Ancorché la ricerca applicata e l’aumento della potenza di calcolo dei computer abbiano consentito lo sviluppo di metodi quantitativi eleganti e sofisticati, la previsione sull’andamento di un titolo non sarà mai la stessa cosa del calcolo della probabilità che esca 3 nel lancio di un dado.

Né si possono applicare alla finanza, con la stessa attendibilità dei risultati, i metodi tipici dell’ingegneria o della fisica, sviluppati in origine per essere applicati a eventi naturali e non a circostanze determinate dall’azione umana. L’implosione di molti portafogli gestiti in modo totalmente quantitativo a seguito di eventi ritenuti ex ante estremamente rari testimonia che il calcolo del rischio in situazioni caratterizzate da incertezza non rende immuni da risultati disastrosi. Con questo non intendo sostenere che non si debbano usare metodi quantitativi in finanza, ma che debbano essere usati senza mai dimenticarne i limiti quando applicati in ambiti in cui è determinante l’azione umana. Tutto ciò dovrebbe essere spiegato in modo molto chiaro ai risparmiatori, ma i fautori degli scenari probabilistici non lo fanno (a sufficienza).

Se a questo si aggiunge che ancora oggi molti modelli sono basati sull’idea che i rendimenti futuri di un titolo siano rappresentabili mediante una distribuzione normale, ci si rende conto della assoluta necessità di specificare le assunzioni alla base del calcolo dei rendimenti attesi e delle probabilità a essi associati, nonché della pericolosità di introdurre concetti statistici “un tanto al chilo” quando si parla a soggetti non sufficientemente esperti.

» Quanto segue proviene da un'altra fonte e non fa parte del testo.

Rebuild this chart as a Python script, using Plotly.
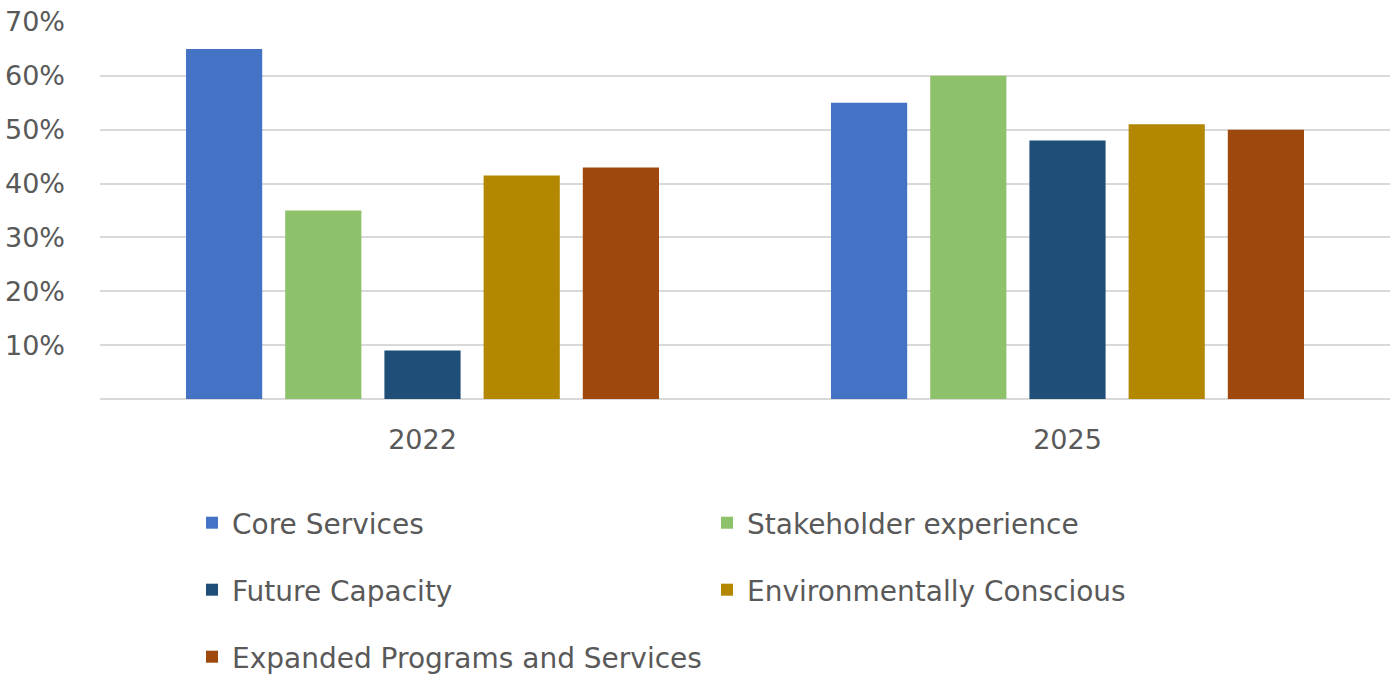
import plotly.graph_objects as go

years = ["2022", "2025"]
series_names = ["Core Services", "Stakeholder experience", "Future Capacity",
                "Environmentally Conscious", "Expanded Programs and Services"]
core_services = [0.65, 0.55]
stakeholder_experience = [0.35, 0.60]
future_capacity = [0.09, 0.48]
environmentally_conscious = [0.415, 0.51]
expanded_programs = [0.43, 0.50]
series_values = [core_services, stakeholder_experience, future_capacity,
                 environmentally_conscious, expanded_programs]
colors = ["#4472C4", "#8DC16A", "#1F4E79", "#B38700", "#9E480E"]
y_tick_vals = [0.1, 0.2, 0.3, 0.4, 0.5, 0.6, 0.7]
y_tick_text = ["10%", "20%", "30%", "40%", "50%", "60%", "70%"]

FONT = "DejaVu Sans"
TXT = "#595959"
W, H = 1392, 677
L, R, T, B = 100, 2, 22, 278
PW, PH = W - L - R, H - T - B

# legend item positions in pixels: (marker center x, row center y)
leg_pos = [(212, 523), (727, 523), (212, 590), (727, 590), (212, 657)]
legend_names = ["legend", "legend2", "legend3", "legend4", "legend5"]

fig = go.Figure()
for i, (name, vals, col) in enumerate(zip(series_names, series_values, colors)):
    fig.add_trace(go.Bar(name=name, x=years, y=vals, marker_color=col,
                         marker_line_width=0, legend=legend_names[i]))

layout_legends = {}
for i, ln in enumerate(legend_names):
    px, py = leg_pos[i]
    layout_legends[ln] = dict(
        x=(px - 20 - L) / PW, y=(H - B - py) / PH,
        xanchor="left", yanchor="middle",
        bgcolor="rgba(0,0,0,0)", borderwidth=0,
        font=dict(family=FONT, size=28, color=TXT),
        itemclick=False, itemdoubleclick=False,
    )

fig.update_layout(
    width=W, height=H,
    margin=dict(l=L, r=R, t=T, b=B, autoexpand=False),
    paper_bgcolor="white", plot_bgcolor="white",
    barmode="group", bargap=0.231, bargroupgap=0.232,
    showlegend=True,
    font=dict(family=FONT, color=TXT),
    xaxis=dict(showgrid=False, showline=False, ticks="", tickangle=0,
               tickfont=dict(family=FONT, size=27, color=TXT),
               ticklabelstandoff=22),
    yaxis=dict(range=[0, 0.70], tickvals=y_tick_vals, ticktext=y_tick_text,
               showgrid=True, gridcolor="#D9D9D9", gridwidth=2,
               zeroline=True, zerolinecolor="#D9D9D9", zerolinewidth=2,
               showline=False, ticks="",
               tickfont=dict(family=FONT, size=27, color=TXT),
               ticklabelstandoff=34),
    **layout_legends,
)

fig.write_html("out.html")
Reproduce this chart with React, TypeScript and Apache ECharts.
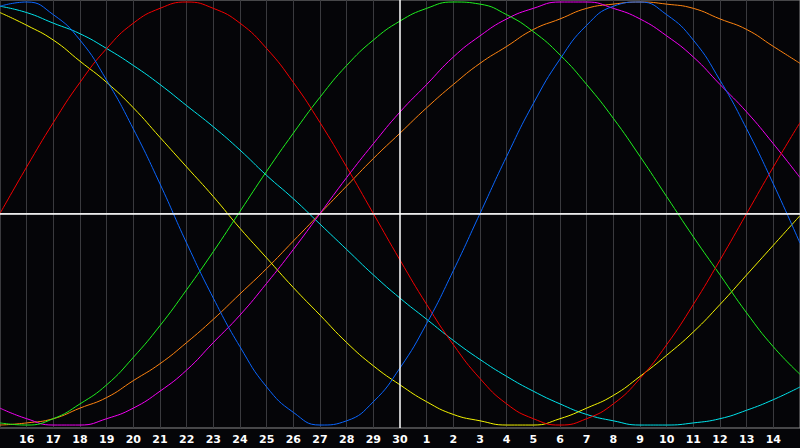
import React, { useEffect, useRef } from 'react';
import * as echarts from 'echarts';

// day labels, from the 15th to the 15th of the next month
const days = [
  '15', '16', '17', '18', '19', '20', '21', '22', '23', '24', '25', '26', '27', '28', '29', '30',
  '1', '2', '3', '4', '5', '6', '7', '8', '9', '10', '11', '12', '13', '14', '15',
];

// cycle values (-1 .. 1), one per day
const physical = [0.98, 1.0, 0.94, 0.82, 0.63, 0.4, 0.14, -0.14, -0.4, -0.63, -0.82, -0.94, -1.0, -0.98, -0.89, -0.73, -0.52, -0.27, 0, 0.27, 0.52, 0.73, 0.89, 0.98, 1.0, 0.94, 0.82, 0.63, 0.4, 0.14, -0.14];
const emotional = [0, 0.22, 0.43, 0.62, 0.78, 0.9, 0.97, 1.0, 0.97, 0.9, 0.78, 0.62, 0.43, 0.22, 0, -0.22, -0.43, -0.62, -0.78, -0.9, -0.97, -1.0, -0.97, -0.9, -0.78, -0.62, -0.43, -0.22, 0, 0.22, 0.43];
const intellectual = [-0.99, -1.0, -0.97, -0.9, -0.81, -0.68, -0.53, -0.36, -0.18, 0.01, 0.2, 0.38, 0.55, 0.7, 0.82, 0.91, 0.97, 1.0, 0.99, 0.94, 0.86, 0.75, 0.61, 0.45, 0.27, 0.08, -0.11, -0.29, -0.47, -0.63, -0.76];
const intuitive = [-0.92, -0.97, -1.0, -1.0, -0.97, -0.92, -0.84, -0.74, -0.61, -0.48, -0.33, -0.17, 0, 0.17, 0.33, 0.48, 0.61, 0.74, 0.84, 0.92, 0.97, 1.0, 1.0, 0.97, 0.92, 0.84, 0.74, 0.61, 0.48, 0.33, 0.17];
const aesthetic = [0.95, 0.89, 0.82, 0.72, 0.62, 0.5, 0.36, 0.22, 0.08, -0.07, -0.21, -0.35, -0.48, -0.61, -0.72, -0.81, -0.89, -0.95, -0.98, -1.0, -1.0, -0.97, -0.92, -0.86, -0.77, -0.67, -0.56, -0.43, -0.29, -0.15, -0.01];
const awareness = [-1.0, -0.99, -0.97, -0.92, -0.87, -0.79, -0.71, -0.61, -0.5, -0.38, -0.26, -0.13, 0, 0.13, 0.26, 0.38, 0.5, 0.61, 0.71, 0.79, 0.87, 0.92, 0.97, 0.99, 1.0, 0.99, 0.97, 0.92, 0.87, 0.79, 0.71];
const spiritual = [0.98, 0.95, 0.9, 0.85, 0.78, 0.7, 0.61, 0.51, 0.41, 0.3, 0.18, 0.07, -0.05, -0.17, -0.29, -0.4, -0.5, -0.6, -0.69, -0.77, -0.84, -0.9, -0.95, -0.98, -1.0, -1.0, -0.99, -0.97, -0.93, -0.88, -0.82];

const cycles = [
  { name: 'Spiritual', data: spiritual, color: '#00e4ec' },
  { name: 'Awareness', data: awareness, color: '#ff8410' },
  { name: 'Aesthetic', data: aesthetic, color: '#f4f400' },
  { name: 'Intuitive', data: intuitive, color: '#f400f4' },
  { name: 'Intellectual', data: intellectual, color: '#1ef01e' },
  { name: 'Emotional', data: emotional, color: '#f40000' },
  { name: 'Physical', data: physical, color: '#0a66ff' },
];

const TODAY_INDEX = 15;

const App: React.FC = () => {
  const chartRef = useRef<HTMLDivElement>(null);

  useEffect(() => {
    document.body.style.margin = '0';
    document.body.style.background = '#050508';
    if (!chartRef.current) return;
    const chart = echarts.init(chartRef.current, null, { renderer: 'svg' });

    const option = {
      animation: false,
      backgroundColor: '#050508',
      grid: {
        left: 0,
        right: 0,
        top: 0,
        height: 428,
        show: true,
        borderColor: '#8a8a8a',
        borderWidth: 1,
        backgroundColor: '#050508',
      },
      xAxis: {
        type: 'category',
        data: days,
        boundaryGap: false,
        axisTick: { show: false },
        axisLine: { show: true, lineStyle: { color: '#b0b0b0', width: 1 } },
        axisLabel: {
          interval: (i: number) => i > 0 && i < days.length - 1,
          color: '#ffffff',
          fontFamily: 'DejaVu Sans',
          fontWeight: 'bold',
          fontSize: 11,
          margin: 6,
        },
        splitLine: {
          show: true,
          interval: (i: number) => i !== TODAY_INDEX,
          lineStyle: { color: '#3a3a3e', width: 1 },
        },
      },
      yAxis: {
        type: 'value',
        min: -1.014,
        max: 1.0095,
        show: false,
        splitLine: { show: false },
      },
      series: cycles.map((c, i) => ({
        name: c.name,
        type: 'line',
        data: c.data,
        smooth: true,
        symbol: 'none',
        lineStyle: { color: c.color, width: 1 },
        ...(i === 0
          ? {
              markLine: {
                silent: true,
                symbol: 'none',
                label: { show: false },
                lineStyle: { color: '#ffffff', width: 1.5, type: 'solid' },
                data: [{ yAxis: 0 }, { xAxis: TODAY_INDEX }],
              },
            }
          : {}),
      })),
    };

    chart.setOption(option);
    return () => {
      chart.dispose();
    };
  }, []);

  return <div ref={chartRef} style={{ width: 800, height: 448, background: '#050508' }} />;
};

export default App;
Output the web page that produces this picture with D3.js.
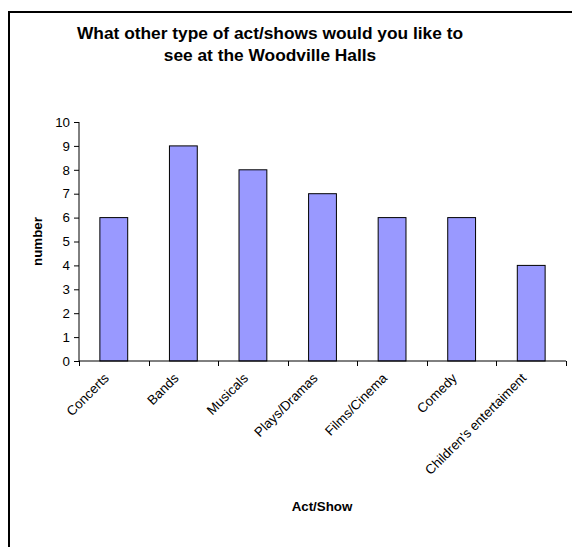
<!DOCTYPE html>
<html>
<head>
<meta charset="utf-8">
<script src="https://cdn.jsdelivr.net/npm/d3@7"></script>
<style>
  body { margin: 0; background: #fff; overflow: hidden; }
  svg { display: block; }
  svg text { font-family: "Liberation Sans", Arial, sans-serif; fill: #000; }
</style>
</head>
<body>
<div id="container"></div>
<script>
// chart data
let categories = ["Concerts", "Bands", "Musicals", "Plays/Dramas", "Films/Cinema", "Comedy", "Children's entertaiment"];
let counts = [6, 9, 8, 7, 6, 6, 4];
let yTicks = [0, 1, 2, 3, 4, 5, 6, 7, 8, 9, 10];
let titleLines = ["What other type of act/shows would you like to", "see at the Woodville Halls"];

//Width and height
let w = 572;
let h = 547;

let svg = d3.select("#container")
  .append("svg")
  .attr("width", w)
  .attr("height", h);

// outer chart frame - only its top and left edges fall inside the picture
svg.append("path")
  .attr("d", "M9," + h + "V12H" + w)
  .attr("fill", "none")
  .attr("stroke", "#000")
  .attr("stroke-width", 2);

// scales
let x = d3.scaleBand()
  .domain(categories)
  .range([79, 566])
  .paddingInner(0.6)
  .paddingOuter(0.3);

let y = d3.scaleLinear()
  .domain([0, 10])
  .range([361, 122]);

// title
svg.append("text")
  .attr("text-anchor", "middle")
  .style("font-size", "17.33px")
  .style("font-weight", "bold")
  .selectAll("tspan")
  .data(titleLines)
  .enter()
  .append("tspan")
    .attr("x", 270)
    .attr("y", (d, i) => 38.5 + i * 22.5)
    .text(d => d);

// bars
svg.append("g")
  .selectAll("rect")
  .data(counts)
  .enter()
  .append("rect")
    .attr("x", (d, i) => x(categories[i]))
    .attr("y", d => y(d))
    .attr("width", x.bandwidth())
    .attr("height", d => y(0) - y(d))
    .attr("fill", "#9999ff")
    .attr("stroke", "#000")
    .attr("stroke-width", 1);

// y axis
let yAxis = svg.append("g")
  .attr("transform", "translate(79,0)")
  .call(d3.axisLeft(y).tickValues(yTicks).tickSize(5).tickPadding(4));
yAxis.selectAll("text").style("font-size", "13.33px");
yAxis.select(".domain").attr("d", "M0," + y(10) + "V" + y(0));

// x axis: ticks sit on the category boundaries
let bounds = categories.map((c, i) => 79 + i * x.step()).concat([566]);
let xAxisG = svg.append("g")
  .attr("transform", "translate(0," + y(0) + ")");
xAxisG.append("line")
  .attr("x1", 79).attr("x2", 566)
  .attr("stroke", "#000");
xAxisG.selectAll(".tick")
  .data(bounds)
  .enter()
  .append("line")
    .attr("x1", d => Math.round(d) + 0.5)
    .attr("x2", d => Math.round(d) + 0.5)
    .attr("y1", 0)
    .attr("y2", 5)
    .attr("stroke", "#000");

// rotated category labels
xAxisG.selectAll(".lab")
  .data(categories)
  .enter()
  .append("text")
    .attr("text-anchor", "end")
    .style("font-size", "13.33px")
    .attr("transform", d => "translate(" + (x(d) + x.bandwidth() / 2 - 4) + ",18) rotate(-45)")
    .text(d => d);

// axis titles
svg.append("text")
  .attr("x", 322)
  .attr("y", 511)
  .attr("text-anchor", "middle")
  .style("font-size", "13.33px")
  .style("font-weight", "bold")
  .text("Act/Show");

svg.append("text")
  .attr("transform", "translate(41.5," + ((y(0) + y(10)) / 2) + ") rotate(-90)")
  .attr("text-anchor", "middle")
  .style("font-size", "13.33px")
  .style("font-weight", "bold")
  .text("number");
</script>
</body>
</html>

L’idea, poi, che i rendimenti attesi dello strumento debbano essere paragonati a quelli di un titolo privo di rischio, può indurre il lettore a ritenere che esistano titoli privi di rischio. Convenzionalmente sono considerati tali i titoli di Stato a breve termine, ma neppure loro sono effettivamente del tutto privi di rischio, a maggior ragione laddove l’emittente sia molto indebitato.

In definitiva, io credo che le virtù taumaturgiche degli scenari probabilistici siano ampiamente sopravvalutate e rischino di fornire informazioni non meno fuorvianti degli scenari what if.